Reputation: 1071
I am trying to do some machine learning on about 31 000 rows and 1000 columns. It takes a long time so I thought I could parallelize the job, so I made it into a funciton and try to use the Tool on my Windows 10 with jupyter notebook. But it just works and when I look at my cores on the Task Manager they are not working.
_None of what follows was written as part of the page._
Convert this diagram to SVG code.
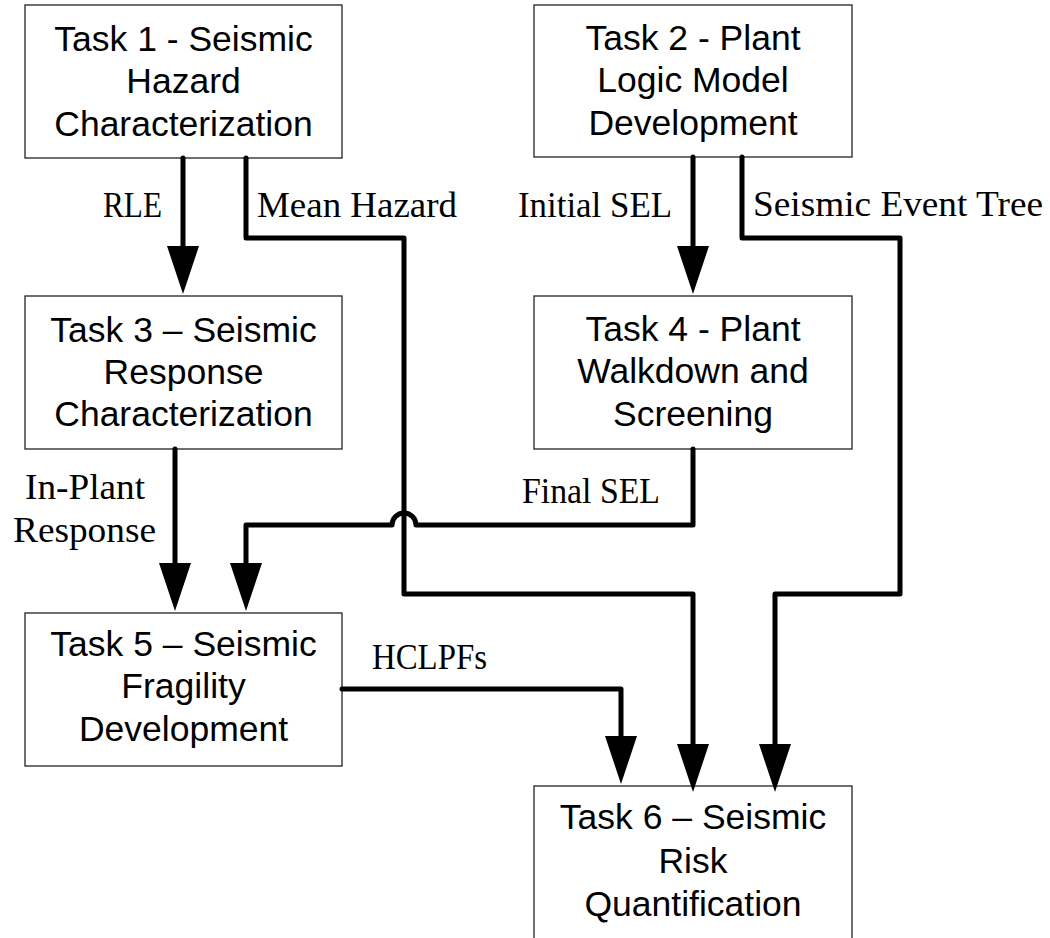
<svg xmlns="http://www.w3.org/2000/svg" width="1050" height="938" viewBox="0 0 1050 938">
<style>
.box{fill:#fff;stroke:#222;stroke-width:1.3}
.t{font-family:"Liberation Sans",Arial,sans-serif;font-size:35.5px;fill:#000;text-anchor:middle}
.lbl{font-family:"Liberation Serif","Times New Roman",serif;font-size:35px;fill:#000}
.c{fill:none;stroke:#000;stroke-width:5;stroke-linejoin:round;stroke-linecap:round}
</style>
<defs>
<marker id="ah" markerUnits="userSpaceOnUse" markerWidth="48" markerHeight="32" viewBox="0 0 48 32" refX="1" refY="16" orient="auto">
<path d="M0,0 L48,16 L0,32 Z" fill="#000"/>
</marker>
</defs>
<rect x="0" y="0" width="1050" height="938" fill="#fff"/>
<g id="task1">
<rect class="box" x="25" y="5" width="317" height="153"/>
<text class="t" x="183.5" y="51">Task 1 - Seismic</text>
<text class="t" x="183.5" y="93">Hazard</text>
<text class="t" x="183.5" y="136">Characterization</text>
</g>
<g id="task2">
<rect class="box" x="534" y="5" width="318" height="152"/>
<text class="t" x="693" y="50">Task 2 - Plant</text>
<text class="t" x="693" y="92">Logic Model</text>
<text class="t" x="693" y="135">Development</text>
</g>
<g id="task3">
<rect class="box" x="25" y="296" width="317" height="153"/>
<text class="t" x="183.5" y="342">Task 3 – Seismic</text>
<text class="t" x="183.5" y="384">Response</text>
<text class="t" x="183.5" y="426">Characterization</text>
</g>
<g id="task4">
<rect class="box" x="534" y="296" width="318" height="153"/>
<text class="t" x="693" y="341">Task 4 - Plant</text>
<text class="t" x="693" y="383">Walkdown and</text>
<text class="t" x="693" y="426">Screening</text>
</g>
<g id="task5">
<rect class="box" x="25" y="613" width="317" height="153"/>
<text class="t" x="183.5" y="656">Task 5 – Seismic</text>
<text class="t" x="183.5" y="698">Fragility</text>
<text class="t" x="183.5" y="741">Development</text>
</g>
<g id="task6">
<rect class="box" x="534" y="786" width="318" height="170"/>
<text class="t" x="693" y="829">Task 6 – Seismic</text>
<text class="t" x="693" y="873">Risk</text>
<text class="t" x="693" y="916">Quantification</text>
</g>
<g id="connectors">
<path class="c" d="M183,158 V247" marker-end="url(#ah)"/>
<path class="c" d="M693,157 V247" marker-end="url(#ah)"/>
<path class="c" d="M175,449 V564" marker-end="url(#ah)"/>
<path class="c" d="M693,449 V525 H416 A12 12 0 0 0 392,525 H246 V564" marker-end="url(#ah)"/>
<path class="c" d="M246,158 V238 H404 V594 H693 V745" marker-end="url(#ah)"/>
<path class="c" d="M742,157 V238 H900 V594 H775 V745" marker-end="url(#ah)"/>
<path class="c" d="M342,689 H621 V737" marker-end="url(#ah)"/>
</g>
<g id="labels">
<text class="lbl" x="103" y="217" textLength="59" lengthAdjust="spacingAndGlyphs">RLE</text>
<text class="lbl" x="257" y="217" textLength="200" lengthAdjust="spacingAndGlyphs">Mean Hazard</text>
<text class="lbl" x="518" y="217" textLength="154" lengthAdjust="spacingAndGlyphs">Initial SEL</text>
<text class="lbl" x="753" y="216" textLength="290" lengthAdjust="spacingAndGlyphs">Seismic Event Tree</text>
<text class="lbl" x="25" y="499" textLength="120" lengthAdjust="spacingAndGlyphs">In-Plant</text>
<text class="lbl" x="13" y="542" textLength="143" lengthAdjust="spacingAndGlyphs">Response</text>
<text class="lbl" x="522" y="503" textLength="138" lengthAdjust="spacingAndGlyphs">Final SEL</text>
<text class="lbl" x="372" y="669" textLength="115" lengthAdjust="spacingAndGlyphs">HCLPFs</text>
</g>
</svg>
Is there something wrong with the code or is it just not supported?
from sklearn.model_selection import train_test_split
X_dev, X_test, y_dev, y_test = train_test_split(X, y, test_size=0.2, random_state=1)
from sklearn.model_selection import KFold
from sklearn.tree import DecisionTreeClassifier
from sklearn.preprocessing import Imputer
from sklearn.metrics import accuracy_score
from multiprocessing import Pool
from datetime import datetime as dt
def tree_paralel(x):
tree = DecisionTreeClassifier(criterion="gini", max_depth= x, random_state=1)
accuracy_ = []
for train_idx, val_idx in kfolds.split(X_dev, y_dev):
X_train, y_train, = X_dev.iloc[train_idx], y_dev.iloc[train_idx]
X_val, y_val = X_dev.iloc[val_idx], y_dev.iloc[val_idx]
X_train = pd.DataFrame(im.fit_transform(X_train),index = X_train.index)
X_val = pd.DataFrame(im.transform(X_val), index = X_val.index)
tree.fit(X_train, y_train)
y_pred = tree.predict(X_val)
accuracy_.append(accuracy_score(y_val, y_pred))
print("This was the "+str(x)+" iteration", (dt.now() - start).total_seconds())
return accuracy_
And then use the multiprocessing tool:
kfolds = KFold(n_splits=10)
accuracy = []
im = Imputer()
p = Pool(5)
input_ = range(1,11)
output_ = []
start = dt.now()
for result in p.imap(tree_paralel, input_):
output_.append(result)
p.close()
print("Time:", (dt.now() - start).total_seconds())
Upvotes: 3
Views: 1737
Reputation: 2072
That's a known issue when using interactive python.
Quoting the note from Using a pool of workers section from multiprocessing
documentation:
Note: Functionality within this package requires that the __ main__ module be importable by the children. This is covered in Programming guidelines however it is worth pointing out here. This means that some examples, such as the multiprocessing.pool.Pool examples will not work in the interactive interpreter.
See also the multiprocessing Programming Guidelines.
By the way, I didn't get what you need to accomplish with your code. Doesn't using GridSearchCV
with n_jobs=5
solve your issue (and greatly simplifies your code)?
Upvotes: 1